Exercise requirements :: The listing below holds pictures; exclude them. Return exactly the lines from the one with "Give me the matplotlib source for this chart." through the one with "from matplotlib.ticker import MultipleLocator".

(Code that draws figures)
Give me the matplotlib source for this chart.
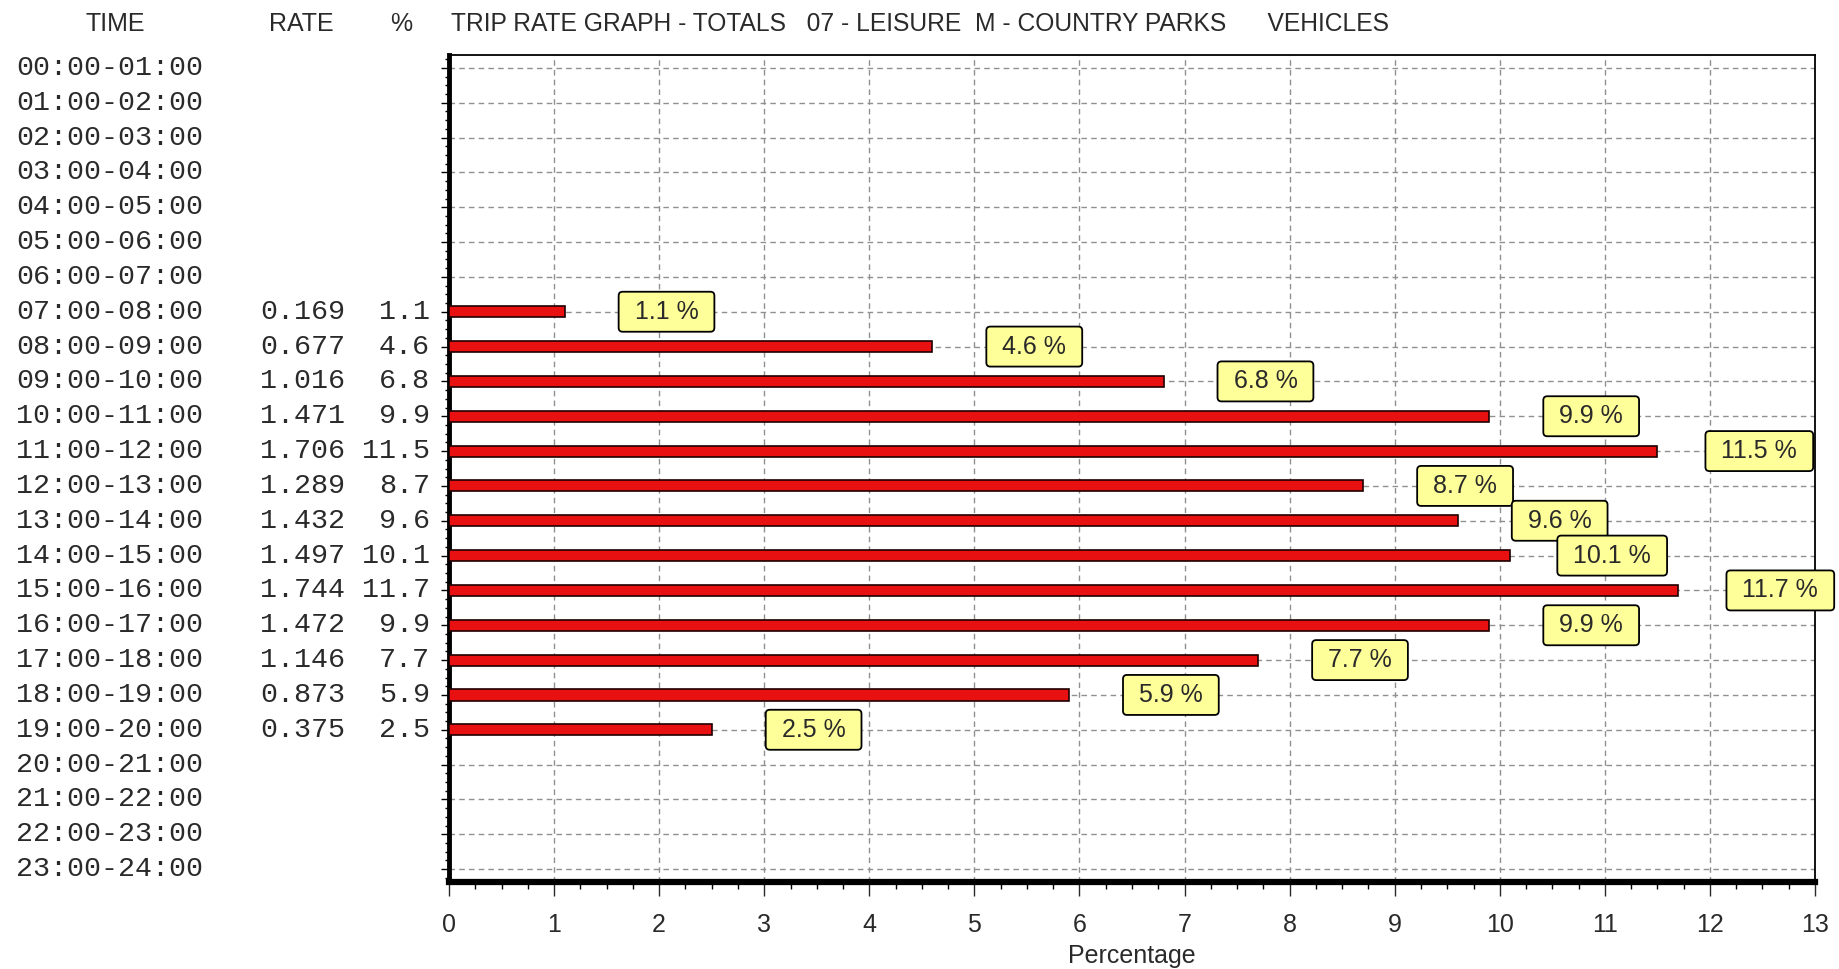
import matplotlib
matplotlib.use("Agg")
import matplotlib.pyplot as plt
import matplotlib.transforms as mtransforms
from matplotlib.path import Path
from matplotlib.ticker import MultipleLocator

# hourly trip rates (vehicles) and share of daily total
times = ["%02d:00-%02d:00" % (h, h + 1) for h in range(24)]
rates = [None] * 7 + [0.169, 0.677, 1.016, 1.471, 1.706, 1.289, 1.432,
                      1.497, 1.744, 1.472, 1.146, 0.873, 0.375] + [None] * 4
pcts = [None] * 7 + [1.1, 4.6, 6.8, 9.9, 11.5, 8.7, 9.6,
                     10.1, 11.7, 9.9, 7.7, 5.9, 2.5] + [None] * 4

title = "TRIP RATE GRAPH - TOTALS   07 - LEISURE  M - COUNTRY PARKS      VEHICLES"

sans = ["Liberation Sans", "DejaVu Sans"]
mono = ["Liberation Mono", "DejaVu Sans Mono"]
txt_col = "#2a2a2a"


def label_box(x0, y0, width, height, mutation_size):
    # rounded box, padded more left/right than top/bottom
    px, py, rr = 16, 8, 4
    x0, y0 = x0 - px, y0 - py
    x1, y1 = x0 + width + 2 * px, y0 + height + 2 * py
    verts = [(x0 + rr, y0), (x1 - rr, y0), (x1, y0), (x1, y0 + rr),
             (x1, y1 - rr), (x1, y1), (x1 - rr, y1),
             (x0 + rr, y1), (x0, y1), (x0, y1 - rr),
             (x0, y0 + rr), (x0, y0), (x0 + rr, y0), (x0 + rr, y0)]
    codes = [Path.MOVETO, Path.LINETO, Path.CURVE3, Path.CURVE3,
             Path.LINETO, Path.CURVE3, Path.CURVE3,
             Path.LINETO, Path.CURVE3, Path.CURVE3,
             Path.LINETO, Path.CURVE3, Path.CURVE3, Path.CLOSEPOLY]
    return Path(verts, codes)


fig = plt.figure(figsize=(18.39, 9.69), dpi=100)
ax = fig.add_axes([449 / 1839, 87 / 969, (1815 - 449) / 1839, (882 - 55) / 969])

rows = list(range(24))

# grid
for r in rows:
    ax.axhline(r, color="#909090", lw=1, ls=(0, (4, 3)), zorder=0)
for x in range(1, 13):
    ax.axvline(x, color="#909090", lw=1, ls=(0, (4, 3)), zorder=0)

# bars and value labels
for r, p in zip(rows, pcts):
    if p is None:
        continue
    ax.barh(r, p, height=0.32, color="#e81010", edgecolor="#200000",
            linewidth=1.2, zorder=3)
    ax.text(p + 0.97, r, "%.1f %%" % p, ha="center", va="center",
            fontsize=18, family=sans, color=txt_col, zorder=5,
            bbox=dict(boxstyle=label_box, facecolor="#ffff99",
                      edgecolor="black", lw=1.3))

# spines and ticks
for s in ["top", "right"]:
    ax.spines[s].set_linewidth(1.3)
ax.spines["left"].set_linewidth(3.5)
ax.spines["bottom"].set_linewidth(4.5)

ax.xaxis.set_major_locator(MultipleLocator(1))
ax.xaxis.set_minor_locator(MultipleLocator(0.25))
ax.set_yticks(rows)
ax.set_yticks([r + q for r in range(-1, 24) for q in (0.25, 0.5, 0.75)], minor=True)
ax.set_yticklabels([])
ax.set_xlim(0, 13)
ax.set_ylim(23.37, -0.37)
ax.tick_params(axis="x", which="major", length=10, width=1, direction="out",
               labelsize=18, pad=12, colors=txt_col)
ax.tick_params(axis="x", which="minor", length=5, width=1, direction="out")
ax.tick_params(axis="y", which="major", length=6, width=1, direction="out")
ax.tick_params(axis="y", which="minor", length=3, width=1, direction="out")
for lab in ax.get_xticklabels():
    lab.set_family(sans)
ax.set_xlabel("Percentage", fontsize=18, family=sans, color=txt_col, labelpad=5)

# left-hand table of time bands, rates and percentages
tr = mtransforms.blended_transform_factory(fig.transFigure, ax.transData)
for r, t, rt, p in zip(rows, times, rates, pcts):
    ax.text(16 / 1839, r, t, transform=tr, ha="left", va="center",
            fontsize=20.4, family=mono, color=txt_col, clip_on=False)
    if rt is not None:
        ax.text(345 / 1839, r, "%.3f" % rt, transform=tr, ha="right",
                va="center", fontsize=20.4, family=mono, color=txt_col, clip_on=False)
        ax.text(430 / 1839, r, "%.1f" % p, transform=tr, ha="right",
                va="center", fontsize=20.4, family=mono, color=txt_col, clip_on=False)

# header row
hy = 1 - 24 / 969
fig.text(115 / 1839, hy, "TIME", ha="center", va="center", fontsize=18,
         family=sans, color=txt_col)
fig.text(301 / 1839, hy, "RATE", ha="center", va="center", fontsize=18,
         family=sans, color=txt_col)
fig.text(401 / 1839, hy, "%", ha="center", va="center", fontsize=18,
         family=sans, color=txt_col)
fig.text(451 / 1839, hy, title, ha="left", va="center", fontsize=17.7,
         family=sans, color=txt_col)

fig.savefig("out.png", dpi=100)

---

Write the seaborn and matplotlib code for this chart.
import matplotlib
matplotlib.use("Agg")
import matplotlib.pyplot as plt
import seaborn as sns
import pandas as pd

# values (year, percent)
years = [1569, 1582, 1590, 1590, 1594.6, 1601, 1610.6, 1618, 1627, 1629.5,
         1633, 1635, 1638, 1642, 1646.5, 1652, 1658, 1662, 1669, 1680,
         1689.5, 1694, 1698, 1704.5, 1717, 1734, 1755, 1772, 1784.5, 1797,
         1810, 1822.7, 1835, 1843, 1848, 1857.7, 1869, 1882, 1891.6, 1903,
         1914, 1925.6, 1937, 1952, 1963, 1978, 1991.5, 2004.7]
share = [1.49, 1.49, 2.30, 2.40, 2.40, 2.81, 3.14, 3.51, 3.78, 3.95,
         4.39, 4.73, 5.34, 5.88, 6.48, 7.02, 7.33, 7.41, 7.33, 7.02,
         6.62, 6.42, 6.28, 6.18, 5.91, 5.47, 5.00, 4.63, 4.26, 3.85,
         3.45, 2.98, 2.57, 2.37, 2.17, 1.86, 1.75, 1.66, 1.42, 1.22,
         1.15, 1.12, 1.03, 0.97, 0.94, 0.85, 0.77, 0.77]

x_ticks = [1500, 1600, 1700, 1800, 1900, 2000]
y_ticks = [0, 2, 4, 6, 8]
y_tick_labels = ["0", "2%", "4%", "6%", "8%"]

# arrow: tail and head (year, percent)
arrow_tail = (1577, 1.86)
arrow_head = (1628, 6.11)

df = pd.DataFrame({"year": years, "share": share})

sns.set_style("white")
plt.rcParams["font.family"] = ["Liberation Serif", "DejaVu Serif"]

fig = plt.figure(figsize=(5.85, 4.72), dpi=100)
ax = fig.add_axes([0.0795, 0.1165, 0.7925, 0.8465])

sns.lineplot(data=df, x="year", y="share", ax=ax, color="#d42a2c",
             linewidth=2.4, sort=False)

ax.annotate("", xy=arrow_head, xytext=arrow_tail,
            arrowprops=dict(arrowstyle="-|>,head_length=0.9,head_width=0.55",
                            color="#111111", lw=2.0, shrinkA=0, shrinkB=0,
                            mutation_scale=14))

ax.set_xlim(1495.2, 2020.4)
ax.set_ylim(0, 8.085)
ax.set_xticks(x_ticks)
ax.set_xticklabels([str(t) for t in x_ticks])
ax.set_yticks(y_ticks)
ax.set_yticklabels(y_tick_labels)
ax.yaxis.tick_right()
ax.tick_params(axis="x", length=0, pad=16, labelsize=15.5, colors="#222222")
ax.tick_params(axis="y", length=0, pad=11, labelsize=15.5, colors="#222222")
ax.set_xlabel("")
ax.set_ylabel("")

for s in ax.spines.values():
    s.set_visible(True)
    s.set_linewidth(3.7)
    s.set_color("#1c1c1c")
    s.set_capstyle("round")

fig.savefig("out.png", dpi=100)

Solution for this problem ::
Give me the matplotlib source for this chart.
import matplotlib
matplotlib.use("Agg")
import matplotlib.pyplot as plt
import matplotlib.transforms as mtransforms
from matplotlib.path import Path
from matplotlib.ticker import MultipleLocator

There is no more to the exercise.